No delays, Ankara insists 

Turkey’s defense industry has been under sanctions since its 2019 acquisition of Russian S-400 missile systems, with restrictions under the Countering America’s Adversaries Through Sanctions Act (CAATSA). While the Biden administration approved a new F-16 sale to Ankara in 2024, Congressional oversight continues to complicate high-profile transfers. 

Turkish defense officials have publicly denied that KAAN is facing setbacks. Haluk Görgün, head of the Presidency of Defense Industries (SSB), has insisted the program “faces no delays” and emphasized that Ankara does not plan to depend on a single supplier for engines. 

Yet even temporary licensing obstacles could disrupt timelines for test campaigns, early deliveries, and credibility with export partners. 

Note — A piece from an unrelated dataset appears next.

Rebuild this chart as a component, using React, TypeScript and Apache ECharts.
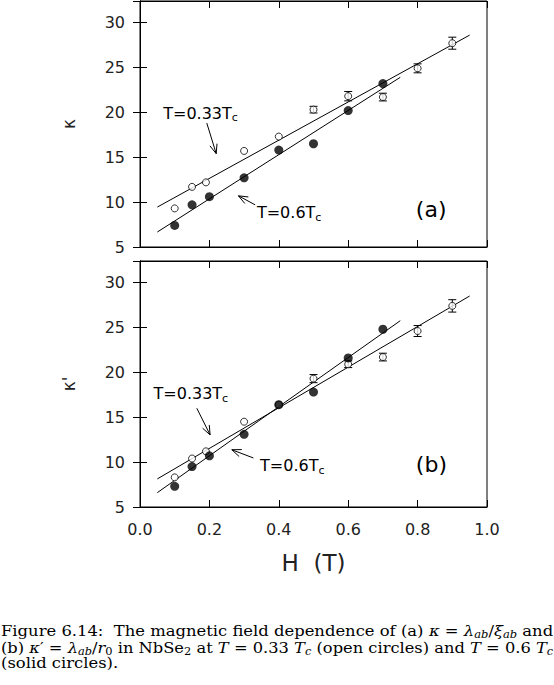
import { useEffect, useRef } from 'react'
import * as echarts from 'echarts'

// magnetic field H (T)
const fieldOpen = [0.1, 0.15, 0.19, 0.3, 0.4, 0.5, 0.6, 0.7, 0.8, 0.9]
const fieldSolid = [0.1, 0.15, 0.2, 0.3, 0.4, 0.5, 0.6, 0.7]
const fitFieldOpen = [0.05, 0.95]
const fitFieldSolid = [0.05, 0.75]

// (a) kappa
const kappaOpen = [9.3, 11.7, 12.2, 15.7, 17.3, 20.3, 21.8, 21.7, 24.9, 27.7]
const kappaOpenErr = [0, 0, 0, 0, 0, 0.37, 0.52, 0.43, 0.5, 0.67]
const kappaSolid = [7.4, 9.7, 10.6, 12.7, 15.8, 16.5, 20.2, 23.2]
const kappaOpenFit = [9.45, 28.6]
const kappaSolidFit = [6.67, 23.9]

// (b) kappa'
const kappaPOpen = [8.3, 10.4, 11.2, 14.5, 16.4, 19.3, 20.9, 21.7, 24.6, 27.4]
const kappaPOpenErr = [0, 0, 0, 0, 0, 0.45, 0.37, 0.43, 0.61, 0.69]
const kappaPSolid = [7.3, 9.5, 10.7, 13.1, 16.4, 17.8, 21.6, 24.8]
const kappaPOpenFit = [8.13, 28.5]
const kappaPSolidFit = [6.6, 25.75]

const xTickLabels = ['0.0', '0.2', '0.4', '0.6', '0.8', '1.0']
const yTickLabels = ['5', '10', '15', '20', '25', '30']

// annotation anchors, in data units: [x, y]
const labelsA = [
  { text: 'T=0.33T{s|c}', at: [0.067, 19.9] },
  { text: 'T=0.6T{s|c}', at: [0.337, 8.8] },
  { text: '{p|(a)}', at: [0.795, 9.15] },
]
const arrowsA = [
  [0.1925, 18.8, 0.2196, 15.4],
  [0.3317, 9.7, 0.2836, 10.7],
]
const labelsB = [
  { text: 'T=0.33T{s|c}', at: [0.039, 17.6] },
  { text: 'T=0.6T{s|c}', at: [0.346, 9.6] },
  { text: '{p|(b)}', at: [0.795, 9.7] },
]
const arrowsB = [
  [0.1637, 16.0, 0.202, 13.03],
  [0.3268, 10.46, 0.2646, 11.38],
]

const FONT = 'DejaVu Sans'
const SERIF = 'DejaVu Serif'
const CAP = 15

const pairs = (xs: number[], ys: number[]) => xs.map((x, i) => [x, ys[i]])
const withErr = (xs: number[], ys: number[], es: number[]) =>
  xs.map((x, i) => [x, ys[i], es[i]]).filter((d) => d[2] > 0)

// ax: index of the bottom x axis and of the left y axis of the panel (0 or 2)
function errorBars(ax: number, data: number[][]) {
  return {
    type: 'custom',
    xAxisIndex: ax,
    yAxisIndex: ax,
    data,
    z: 3,
    renderItem: (_p: any, api: any) => {
      const x = api.value(0), y = api.value(1), e = api.value(2)
      const t = api.coord([x, y + e])
      const b = api.coord([x, y - e])
      const w = 4
      const st = { stroke: '#000', lineWidth: 1 }
      return {
        type: 'group',
        children: [
          { type: 'line', shape: { x1: t[0], y1: t[1], x2: b[0], y2: b[1] }, style: st },
          { type: 'line', shape: { x1: t[0] - w, y1: t[1], x2: t[0] + w, y2: t[1] }, style: st },
          { type: 'line', shape: { x1: b[0] - w, y1: b[1], x2: b[0] + w, y2: b[1] }, style: st },
        ],
      }
    },
  }
}

function arrows(ax: number, data: number[][]) {
  return {
    type: 'custom',
    xAxisIndex: ax,
    yAxisIndex: ax,
    data,
    z: 2,
    renderItem: (_p: any, api: any) => {
      const p1 = api.coord([api.value(0), api.value(1)])
      const p2 = api.coord([api.value(2), api.value(3)])
      const ang = Math.atan2(p1[1] - p2[1], p1[0] - p2[0])
      const L = 10, da = 0.38
      const h1 = [p2[0] + L * Math.cos(ang + da), p2[1] + L * Math.sin(ang + da)]
      const h2 = [p2[0] + L * Math.cos(ang - da), p2[1] + L * Math.sin(ang - da)]
      const st = { stroke: '#000', lineWidth: 1, fill: null }
      return {
        type: 'group',
        children: [
          { type: 'line', shape: { x1: p1[0], y1: p1[1], x2: p2[0], y2: p2[1] }, style: st },
          { type: 'polyline', shape: { points: [h1, p2, h2] }, style: st },
        ],
      }
    },
  }
}

function labels(ax: number, items: { text: string; at: number[] }[]) {
  return {
    type: 'custom',
    xAxisIndex: ax,
    yAxisIndex: ax,
    data: items.map((d) => d.at),
    z: 4,
    renderItem: (p: any, api: any) => {
      const pt = api.coord([api.value(0), api.value(1)])
      return {
        type: 'text',
        x: pt[0],
        y: pt[1],
        style: {
          text: items[p.dataIndex].text,
          fontSize: 16,
          fontFamily: FONT,
          fill: '#000',
          align: 'left',
          verticalAlign: 'middle',
          rich: {
            s: { fontSize: 11, fontFamily: FONT, fill: '#000', padding: [9, 0, 0, 0] },
            p: { fontSize: 22, fontFamily: FONT, fill: '#000' },
          },
        },
      }
    },
  }
}

function xAxes(grid: number, showLabels: boolean) {
  const base = {
    gridIndex: grid,
    type: 'value',
    min: 0,
    max: 1,
    interval: 0.2,
    axisLine: { show: true, lineStyle: { color: '#000', width: 1 } },
    axisTick: { show: true, inside: true, length: 7, lineStyle: { color: '#000' } },
    splitLine: { show: false },
  }
  return [
    {
      ...base,
      position: 'bottom',
      axisLabel: {
        show: showLabels,
        margin: 14,
        fontSize: 16,
        fontFamily: FONT,
        color: '#222',
        formatter: (v: number) => xTickLabels[Math.round(v / 0.2)] ?? '',
      },
      name: showLabels ? 'H  (T)' : '',
      nameLocation: 'middle',
      nameGap: 44,
      nameTextStyle: { fontSize: 23, fontFamily: FONT, color: '#222' },
    },
    { ...base, position: 'top', axisLabel: { show: false } },
  ]
}

function yAxes(grid: number, name: string) {
  const base = {
    gridIndex: grid,
    type: 'value',
    min: 5,
    max: 32.4,
    interval: 5,
    axisLine: { show: true, lineStyle: { color: '#000', width: 1 } },
    axisTick: { show: true, inside: true, length: 7, lineStyle: { color: '#000' } },
    splitLine: { show: false },
  }
  return [
    {
      ...base,
      position: 'left',
      axisLabel: {
        margin: 15,
        fontSize: 16,
        fontFamily: FONT,
        color: '#222',
        formatter: (v: number) => (v % 5 === 0 ? yTickLabels[(v - 5) / 5] ?? '' : ''),
      },
      name,
      nameLocation: 'middle',
      nameGap: 63,
      nameRotate: 90,
      nameTextStyle: { fontSize: 17, fontFamily: FONT, color: '#222' },
    },
    { ...base, position: 'right', axisLabel: { show: false } },
  ]
}

function panelSeries(ax: number, open: number[], err: number[], solid: number[], fitO: number[], fitS: number[]) {
  const line = { color: '#000', width: 1 }
  return [
    errorBars(ax, withErr(fieldOpen, open, err)),
    {
      type: 'line', xAxisIndex: ax, yAxisIndex: ax, data: pairs(fitFieldOpen, fitO),
      showSymbol: false, symbol: 'none', lineStyle: line, z: 2,
    },
    {
      type: 'line', xAxisIndex: ax, yAxisIndex: ax, data: pairs(fitFieldSolid, fitS),
      showSymbol: false, symbol: 'none', lineStyle: line, z: 2,
    },
    {
      type: 'scatter', xAxisIndex: ax, yAxisIndex: ax, data: pairs(fieldOpen, open),
      symbol: 'circle', symbolSize: 7,
      itemStyle: { color: '#fff', borderColor: '#000', borderWidth: 1 }, z: 5,
    },
    {
      type: 'scatter', xAxisIndex: ax, yAxisIndex: ax, data: pairs(fieldSolid, solid),
      symbol: 'circle', symbolSize: 9, itemStyle: { color: '#000' }, z: 6,
    },
  ]
}

const capRich: Record<string, any> = {
  n: { fontSize: CAP, fontFamily: SERIF, fill: '#000' },
  i: { fontSize: CAP, fontFamily: SERIF, fontStyle: 'italic', fill: '#000' },
  si: { fontSize: 10.5, fontFamily: SERIF, fontStyle: 'italic', fill: '#000', padding: [7, 0, 0, 0] },
  s: { fontSize: 10.5, fontFamily: SERIF, fill: '#000', padding: [7, 0, 0, 0] },
}
const captionLines = [
  '{n|Figure 6.14:  The magnetic field dependence of (a) }{i|κ}{n| = }{i|λ}{si|ab}{n|/}{i|ξ}{si|ab}{n| and}',
  '{n|(b) }{i|κ}{n|′ = }{i|λ}{si|ab}{n|/}{i|r}{s|0}{n| in NbSe}{s|2}{n| at }{i|T}{n| = 0.33 }{i|T}{si|c}{n| (open circles) and }{i|T}{n| = 0.6 }{i|T}{si|c}',
  '{n|(solid circles).}',
]

// width of a rich caption line, to justify it across the page
function measureLine(line: string) {
  const ctx = document.createElement('canvas').getContext('2d')
  if (!ctx) return 0
  let w = 0
  line.replace(/\{(\w+)\|([^}]*)\}/g, (_m, k, t) => {
    const r = capRich[k]
    ctx.font = `${r.fontStyle ?? 'normal'} ${r.fontSize}px "${r.fontFamily}"`
    w += ctx.measureText(t).width
    return ''
  })
  return w
}

export default function App() {
  const ref = useRef<HTMLDivElement>(null)
  useEffect(() => {
    if (!ref.current) return
    const chart = echarts.init(ref.current, null, { renderer: 'svg' })
    const target = 552
    const scales = captionLines.map((l) => {
      const w = measureLine(l)
      return w > 0 ? target / w : 1
    })
    scales[2] = scales[0]
    chart.setOption({
      animation: false,
      backgroundColor: '#fff',
      grid: [
        { left: 140, top: 1, width: 347, height: 246, show: true, borderColor: '#000', borderWidth: 1 },
        { left: 140, top: 261, width: 347, height: 246, show: true, borderColor: '#000', borderWidth: 1 },
      ],
      xAxis: [...xAxes(0, false), ...xAxes(1, true)],
      yAxis: [...yAxes(0, 'κ'), ...yAxes(1, "κ'")],
      series: [
        ...panelSeries(0, kappaOpen, kappaOpenErr, kappaSolid, kappaOpenFit, kappaSolidFit),
        arrows(0, arrowsA),
        labels(0, labelsA),
        ...panelSeries(2, kappaPOpen, kappaPOpenErr, kappaPSolid, kappaPOpenFit, kappaPSolidFit),
        arrows(2, arrowsB),
        labels(2, labelsB),
      ],
      graphic: captionLines.map((t, i) => ({
        type: 'text',
        x: 1,
        y: 622 + i * 16.7,
        scaleX: scales[i],
        style: {
          text: t,
          fontSize: CAP,
          fontFamily: SERIF,
          fill: '#000',
          align: 'left',
          verticalAlign: 'top',
          rich: capRich,
        },
      })),
    })
    return () => chart.dispose()
  }, [])
  return (
    <div
      ref={ref}
      style={{ position: 'absolute', left: 0, top: 0, width: 554, height: 685 }}
    />
  )
}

The KAAN is central to the Turkish Air Force’s long-term fleet strategy and has already attracted international interest, most notably from Indonesia, which signed a contract in July 2025 for 48 aircraft. Any sign that the program may stall over engine supplies could have diplomatic as well as industrial consequences. 

The reliance on US engines is not limited to KAAN. Turkey’s Hürjet advanced jet trainer also relies on US-supplied F404 powerplants, creating another vulnerability if licensing restrictions are expanded.